Source records:
───

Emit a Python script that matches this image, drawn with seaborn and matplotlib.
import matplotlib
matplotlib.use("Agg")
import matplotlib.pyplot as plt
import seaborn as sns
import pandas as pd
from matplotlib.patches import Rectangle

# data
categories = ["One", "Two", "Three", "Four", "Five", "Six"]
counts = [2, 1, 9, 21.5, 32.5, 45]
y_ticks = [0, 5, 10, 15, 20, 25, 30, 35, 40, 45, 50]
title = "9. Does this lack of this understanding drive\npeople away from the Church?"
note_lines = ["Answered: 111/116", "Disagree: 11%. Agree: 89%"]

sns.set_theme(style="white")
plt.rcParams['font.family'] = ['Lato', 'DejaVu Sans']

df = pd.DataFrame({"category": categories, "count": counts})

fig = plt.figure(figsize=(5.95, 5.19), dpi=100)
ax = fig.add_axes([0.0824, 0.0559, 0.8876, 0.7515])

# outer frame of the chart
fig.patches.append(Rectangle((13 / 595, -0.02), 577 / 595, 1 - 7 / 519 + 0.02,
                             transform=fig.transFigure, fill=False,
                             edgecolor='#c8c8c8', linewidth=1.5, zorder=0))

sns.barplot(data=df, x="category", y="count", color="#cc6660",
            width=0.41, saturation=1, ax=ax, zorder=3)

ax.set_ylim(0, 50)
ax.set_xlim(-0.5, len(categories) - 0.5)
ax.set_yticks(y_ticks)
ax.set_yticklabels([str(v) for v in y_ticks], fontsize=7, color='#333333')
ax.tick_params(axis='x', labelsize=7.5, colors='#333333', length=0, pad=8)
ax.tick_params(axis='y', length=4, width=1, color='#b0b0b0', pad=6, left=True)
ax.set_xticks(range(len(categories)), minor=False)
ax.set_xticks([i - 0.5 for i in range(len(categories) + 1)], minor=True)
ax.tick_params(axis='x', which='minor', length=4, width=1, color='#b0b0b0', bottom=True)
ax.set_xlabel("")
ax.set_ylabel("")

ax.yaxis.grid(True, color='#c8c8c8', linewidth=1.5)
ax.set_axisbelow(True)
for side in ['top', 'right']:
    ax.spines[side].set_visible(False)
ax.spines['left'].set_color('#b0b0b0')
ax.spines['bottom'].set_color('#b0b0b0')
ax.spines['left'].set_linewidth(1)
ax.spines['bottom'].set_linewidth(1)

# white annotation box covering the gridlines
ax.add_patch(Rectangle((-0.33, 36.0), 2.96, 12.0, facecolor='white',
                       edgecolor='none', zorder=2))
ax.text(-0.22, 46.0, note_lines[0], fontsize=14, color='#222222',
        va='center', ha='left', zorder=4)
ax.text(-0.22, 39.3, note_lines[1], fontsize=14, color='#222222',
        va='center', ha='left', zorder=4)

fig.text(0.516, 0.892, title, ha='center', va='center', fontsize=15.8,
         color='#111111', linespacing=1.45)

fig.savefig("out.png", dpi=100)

───

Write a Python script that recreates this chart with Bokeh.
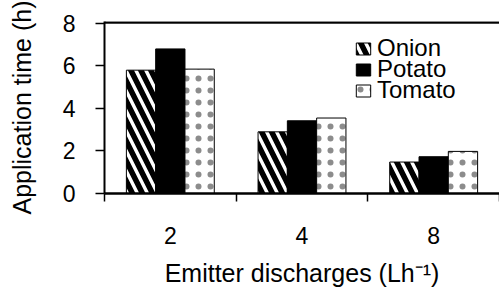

───

Work required:
Retype only this portion of the data above: the line containing "Emit a Python", the line containing "width=0.41, saturation=1, ax=ax, zorder=3)", and all lines between them, exactly.

Reply to the task:
Emit a Python script that matches this image, drawn with seaborn and matplotlib.
import matplotlib
matplotlib.use("Agg")
import matplotlib.pyplot as plt
import seaborn as sns
import pandas as pd
from matplotlib.patches import Rectangle

# data
categories = ["One", "Two", "Three", "Four", "Five", "Six"]
counts = [2, 1, 9, 21.5, 32.5, 45]
y_ticks = [0, 5, 10, 15, 20, 25, 30, 35, 40, 45, 50]
title = "9. Does this lack of this understanding drive\npeople away from the Church?"
note_lines = ["Answered: 111/116", "Disagree: 11%. Agree: 89%"]

sns.set_theme(style="white")
plt.rcParams['font.family'] = ['Lato', 'DejaVu Sans']

df = pd.DataFrame({"category": categories, "count": counts})

fig = plt.figure(figsize=(5.95, 5.19), dpi=100)
ax = fig.add_axes([0.0824, 0.0559, 0.8876, 0.7515])

# outer frame of the chart
fig.patches.append(Rectangle((13 / 595, -0.02), 577 / 595, 1 - 7 / 519 + 0.02,
                             transform=fig.transFigure, fill=False,
                             edgecolor='#c8c8c8', linewidth=1.5, zorder=0))

sns.barplot(data=df, x="category", y="count", color="#cc6660",
            width=0.41, saturation=1, ax=ax, zorder=3)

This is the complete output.